29.10.09

Tulipas

Arregimentados meus primos, comecei a combinar como seria a peça. O palco seria o chão da casa demolida. O barraquinho de ferramentas seria nosso camarim. Separamos apetrechos como jornal, cadeira, enxada etc. Carregamos as cadeiras da cozinha para o antigo pórtico. Roubamos uma corda do varal para ser a cortina, além de um par de lençóis já sujos. Cobramos 100 caraminguás (quem lembra a moeda de 1991?) dos adultos, que se sentaram com cara de expectativa sob o arco da casa demolida.
O primeiro ato correu às mil maravilhas. Representamos sob a minha direção. O final não estava combinado, mas eu não tinha peias de recorrer a um deus ex machina caso necessário. Conseguimos segurar a atenção dos irrequietos adultos. Fomos aplaudidos.
O segundo ato correu um pouco pior, com murmúrios da plateia. E faltava eu definir como seria o final. Eu hesitei, enquanto a assistência reclamava da demora.

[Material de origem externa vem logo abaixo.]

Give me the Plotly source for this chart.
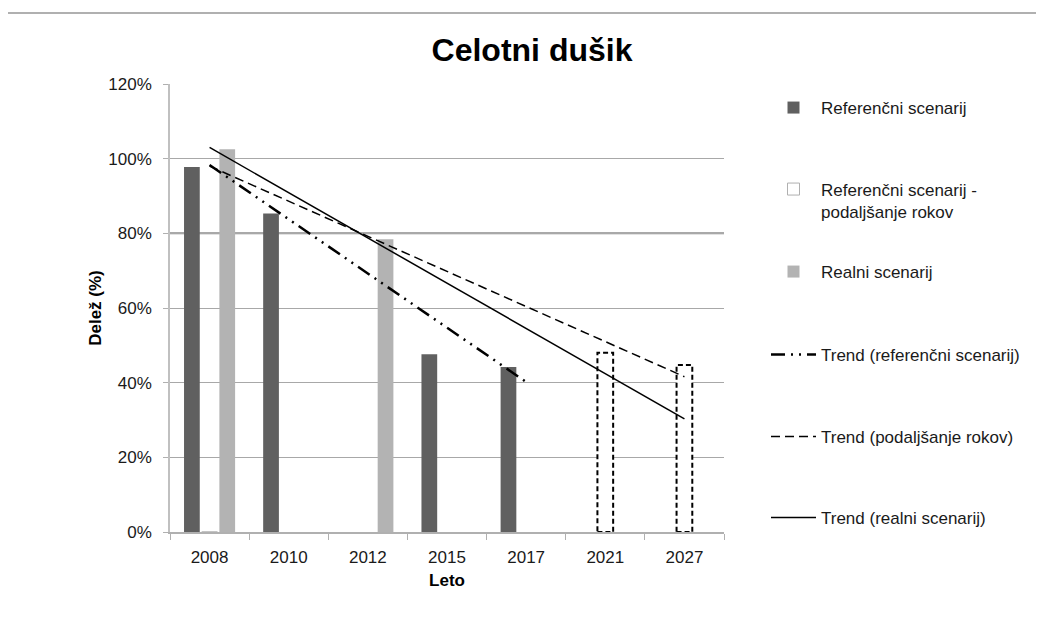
import plotly.graph_objects as go

# ---- data ----
years = ['2008', '2010', '2012', '2015', '2017', '2021', '2027']
referencni = [97.8, 85.3, None, 47.6, 44.2, None, None]
podaljsanje = [0, None, None, None, None, 48.0, 44.7]
realni = [102.5, None, 78.4, None, None, None, None]

trend_ref_x = ['2008', '2017']
trend_ref_y = [98.3, 40.2]
trend_pod_x = ['2008', '2027']
trend_pod_y = [98.0, 41.6]
trend_real_x = ['2008', '2027']
trend_real_y = [103.0, 30.3]

target_line = 80

y_ticks = [0, 20, 40, 60, 80, 100, 120]
y_ticktext = ['0%', '20%', '40%', '60%', '80%', '100%', '120%']

# ---- layout constants ----
FONT = 'Liberation Sans'
BARGAP = 0.33
BARGROUPGAP = 0.11
OFF = 8                      # page body margin offset
W, H = 1044 - OFF, 617 - OFF
L, T = 170 - OFF, 84 - OFF
R = W - (724 - OFF)
B = H - (532 - OFF)
PW, PH = W - L - R, H - T - B


def ypaper(py):
    # py: page pixel y
    return (H - B - (py - OFF)) / PH


def xpaper(px):
    return (px - OFF - L) / PW


fig = go.Figure()

fig.add_trace(go.Bar(
    x=years, y=referencni, name='Referenčni scenarij',
    marker=dict(color='#606060', line=dict(width=0)),
    legend='legend'))
fig.add_trace(go.Bar(
    x=years, y=podaljsanje, name='Referenčni scenarij -<br>podaljšanje rokov',
    marker=dict(color='white',
                line=dict(width=[1] + [0] * (len(years) - 1), color='#b0b0b0')),
    legend='legend2'))
fig.add_trace(go.Bar(
    x=years, y=realni, name='Realni scenarij',
    marker=dict(color='#b3b3b3', line=dict(width=0)),
    legend='legend3'))

fig.add_trace(go.Scatter(
    x=trend_ref_x, y=trend_ref_y, mode='lines', name='Trend (referenčni scenarij)',
    line=dict(color='black', width=2.5, dash='14px,6px,2px,6px,2px,6px'),
    legend='legend4'))
fig.add_trace(go.Scatter(
    x=trend_pod_x, y=trend_pod_y, mode='lines', name='Trend (podaljšanje rokov)',
    line=dict(color='black', width=1.5, dash='9px,5px'),
    legend='legend5'))
fig.add_trace(go.Scatter(
    x=trend_real_x, y=trend_real_y, mode='lines', name='Trend (realni scenarij)',
    line=dict(color='black', width=1.5),
    legend='legend6'))

# dashed outlines of the "podaljšanje" bars (bar outlines cannot be dashed in plotly)
slot = (1 - BARGAP) / 3
w = slot * (1 - BARGROUPGAP)
for i, v in enumerate(podaljsanje):
    if v:
        fig.add_shape(type='rect', xref='x', yref='y', x0=i - w / 2, x1=i + w / 2,
                      y0=0, y1=v, line=dict(color='black', width=2, dash='5px,3px'),
                      fillcolor='rgba(0,0,0,0)', layer='above')

# thicker 80% line
fig.add_shape(type='line', xref='paper', yref='y', x0=0, x1=1, y0=target_line, y1=target_line,
              line=dict(color='#8c8c8c', width=2), layer='below')

# outer top border
fig.add_shape(type='line', xref='paper', yref='paper', x0=xpaper(0), x1=xpaper(1044),
              y0=ypaper(13), y1=ypaper(13), line=dict(color='#b0b0b0', width=2))

legend_y = [108, 200.5, 272, 355, 437, 518]
legend_common = dict(x=xpaper(766), xanchor='left', yanchor='middle', itemwidth=45,
                     bgcolor='rgba(0,0,0,0)', font=dict(family=FONT, size=17, color='#1a1a1a'),
                     itemclick=False, itemdoubleclick=False, valign='top', borderwidth=0)
legends = {}
for k, py in enumerate(legend_y):
    key = 'legend' if k == 0 else f'legend{k + 1}'
    legends[key] = dict(y=ypaper(py), **legend_common)

fig.update_layout(
    width=W, height=H,
    margin=dict(l=L, r=R, t=T, b=B),
    paper_bgcolor='white', plot_bgcolor='white',
    font=dict(family=FONT, size=17, color='#1a1a1a'),
    barmode='group', bargap=BARGAP, bargroupgap=BARGROUPGAP,
    title=dict(text='<b>Celotni dušik</b>', x=(532 - OFF) / W, xanchor='center',
               y=1 - (50 - OFF) / H, yanchor='middle', yref='container',
               font=dict(family=FONT, size=32, color='black')),
    showlegend=True,
    **legends,
)

fig.update_xaxes(
    type='category', categoryorder='array', categoryarray=years,
    showline=True, linecolor='#b0b0b0', linewidth=1.5,
    ticks='outside', tickson='boundaries', ticklen=6, tickcolor='#b0b0b0',
    ticklabelstandoff=9,
    showgrid=False, tickfont=dict(family=FONT, size=17, color='#1a1a1a'),
    title=dict(text='<b>Leto</b>', standoff=8, font=dict(family=FONT, size=17, color='black')),
)
fig.update_yaxes(
    range=[0, 120], tickvals=y_ticks, ticktext=y_ticktext,
    showline=True, linecolor='#c0c0c0', linewidth=1.5,
    ticks='outside', ticklen=5, tickcolor='#b0b0b0',
    showgrid=True, gridcolor='#a8a8a8', gridwidth=1, zeroline=False,
    ticklabelstandoff=8,
    tickfont=dict(family=FONT, size=17, color='#1a1a1a'),
    title=dict(text='<b>Delež (%)</b>', standoff=2, font=dict(family=FONT, size=17, color='black')),
)

fig.write_html('out.html')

Mandei servir o refresco.
Meu primo menor estava com uma cara insatisfeita, e, no intervalo, decretou que, no próximo ato, faríamos o seguinte: ele começaria sozinho no palco, sentado, lendo um jornal, quando se depararia com a notícia de que seu filho foi sequestrado (cena que reconheci imediatamente como inspirada no início de um episódio de Chaves, além de dramaticamente implausível). Tentei protestar: a peça não era sobre isso; não tinha nada a ver com o que tinha sido feito antes; ele replicou que, do jeito que estava, "tava muito chato". A cortina se abriu, ele fez o que tinha inventado à revelia e depois começou a improvisar com seu irmão, que falava para dentro e rápido; as pessoas da plateia começaram a conversar. Eu desisti, deprimida.

Hoje, sob a casa demolida, plantei tulipas. Apenas a branca floresceu uma vez, repolhuda e nada parecida com uma tulipa. Margot Tenenbaum e Briony também são impossíveis em solo nacional.